Project

General

Profile

BestPractices

Using ifdh cp gives you many options. This document will attempt to compare various
tasks people perform, and make recommendations.

Getting input files

Copying out output

If any of your output is going to BlueArc, which needs to be protected by locks,
you should:

group into one copy command

Use one ifdh cp command using the (backslashed in the shell) semicolon between source and destination sets; i.e.

   ifdh cp -D d1/*.log $LOGDEST \; d2/*.root $ROOTDEST \; ...

or even better, make a file of source an destination pairs, and use
ifdh cp -f filelist

or possibly use the ifdh addOutputFile / ifdh copyBackOutput set if you're putting lots of files
back to a common destination.

avoid using ifdh cp -r

While it works in many contexts; the cp -r facility is inefficient (particulary on-site to bluearc) and sometimes
probelmatic (still misunderstood overoad problems for uboone); it is better to make explicit file lists or do a couple of directory/* entries.
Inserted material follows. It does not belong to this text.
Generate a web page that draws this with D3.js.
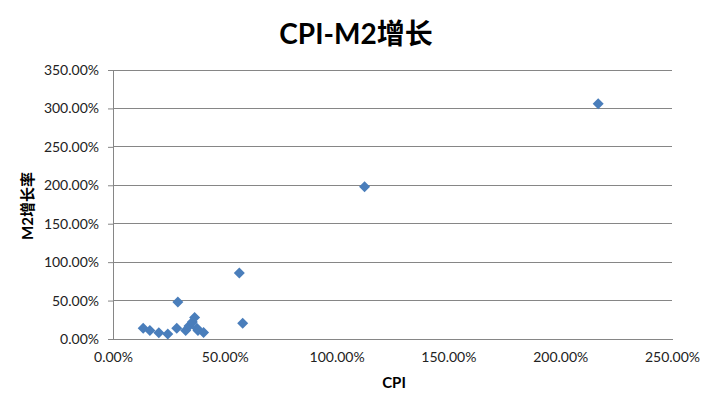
<!DOCTYPE html>
<html><head><meta charset="utf-8">
<script src="https://cdn.jsdelivr.net/npm/d3@7"></script>
<style>body{margin:0;background:#fff}svg{display:block}</style>
</head><body>
<script>
const cpi = [13.5, 16.5, 20.5, 24.5, 28.5, 29, 32.5, 34, 35.5, 36.5, 37.5, 38, 40.5, 56.5, 58, 112.5, 217];
const m2  = [14, 11, 8, 6.5, 14, 48, 11, 17, 22, 28, 14, 11, 8.5, 86, 20.5, 198, 306];
const xTicks = [0, 50, 100, 150, 200, 250];
const yTicks = [0, 50, 100, 150, 200, 250, 300, 350];
const title = "CPI-M2增长";
const xTitle = "CPI";
const yTitle = "M2增长率";

const W = 718, H = 414;
const svg = d3.select("body").append("svg").attr("width", W).attr("height", H);
const font = "Lato, 'Noto Sans CJK SC', sans-serif";
const x = d3.scaleLinear().domain([0, 250]).range([113, 672]);
const y = d3.scaleLinear().domain([0, 350]).range([339, 70]);
const fmt = d => d.toFixed(2) + "%";

// gridlines
svg.append("g").selectAll("line").data(yTicks.filter(d => d > 0)).join("line")
  .attr("x1", x(0)).attr("x2", x(250)).attr("y1", d => y(d)).attr("y2", d => y(d))
  .attr("stroke", "#868686").attr("stroke-width", 1).attr("shape-rendering", "crispEdges");

// y axis
const ya = svg.append("g").attr("transform", `translate(${x(0)},0)`)
  .call(d3.axisLeft(y).tickValues(yTicks).tickFormat(fmt).tickSize(5).tickPadding(9));
ya.select(".domain").attr("stroke", "#868686");
ya.selectAll(".tick line").attr("stroke", "#868686");
ya.selectAll("text").style("font-family", font).style("font-size", "14px").attr("fill", "#222");

// x axis
const xa = svg.append("g").attr("transform", `translate(0,${y(0)})`)
  .call(d3.axisBottom(x).tickValues(xTicks).tickFormat(fmt).tickSize(0).tickPadding(13));
xa.select(".domain").attr("stroke", "#868686");
xa.selectAll("text").style("font-family", font).style("font-size", "14px").attr("fill", "#222");
svg.selectAll(".domain").attr("shape-rendering", "crispEdges");

// points
const r = 5.5;
const diamond = `M0,${-r}L${r},0L0,${r}L${-r},0Z`;
svg.append("g").selectAll("path").data(cpi.map((c, i) => [c, m2[i]])).join("path")
  .attr("d", diamond)
  .attr("transform", d => `translate(${x(d[0])},${y(d[1])})`)
  .attr("fill", "#4a7ebb");

// titles
svg.append("text").attr("x", 356).attr("y", 44).attr("text-anchor", "middle")
  .style("font-family", font).attr("font-weight", "bold").style("font-size", "28px").attr("fill", "#000").text(title);
svg.append("text").attr("x", 394).attr("y", 388).attr("text-anchor", "middle")
  .style("font-family", font).attr("font-weight", "bold").style("font-size", "15px").attr("fill", "#000").text(xTitle);
svg.append("text").attr("transform", "translate(33,206) rotate(-90)").attr("text-anchor", "middle")
  .style("font-family", font).attr("font-weight", "bold").style("font-size", "15px").attr("fill", "#000").text(yTitle);
</script>
</body></html>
Use IFDH_STAGE_VIA where appropriate

You can have ifdh stage files via an SRM location. This is a Good Thing when working at sites (like SMU)
that have high network bandwith to their local SRM, and good bandwidth from their SRM to here, but not
from the worker nodes directly here. We are also investigating whether this will work for using
Amazon s3 storage when operating on the Amazon cloud.

To do this, you just:

export IFDH_STAGE_VIA=srm://host/path/...
jobsub_submit -e IFDH_STAGE_VIA ...

This will stage data through that SRM and have one job actually manage third party transfers back to fermilab.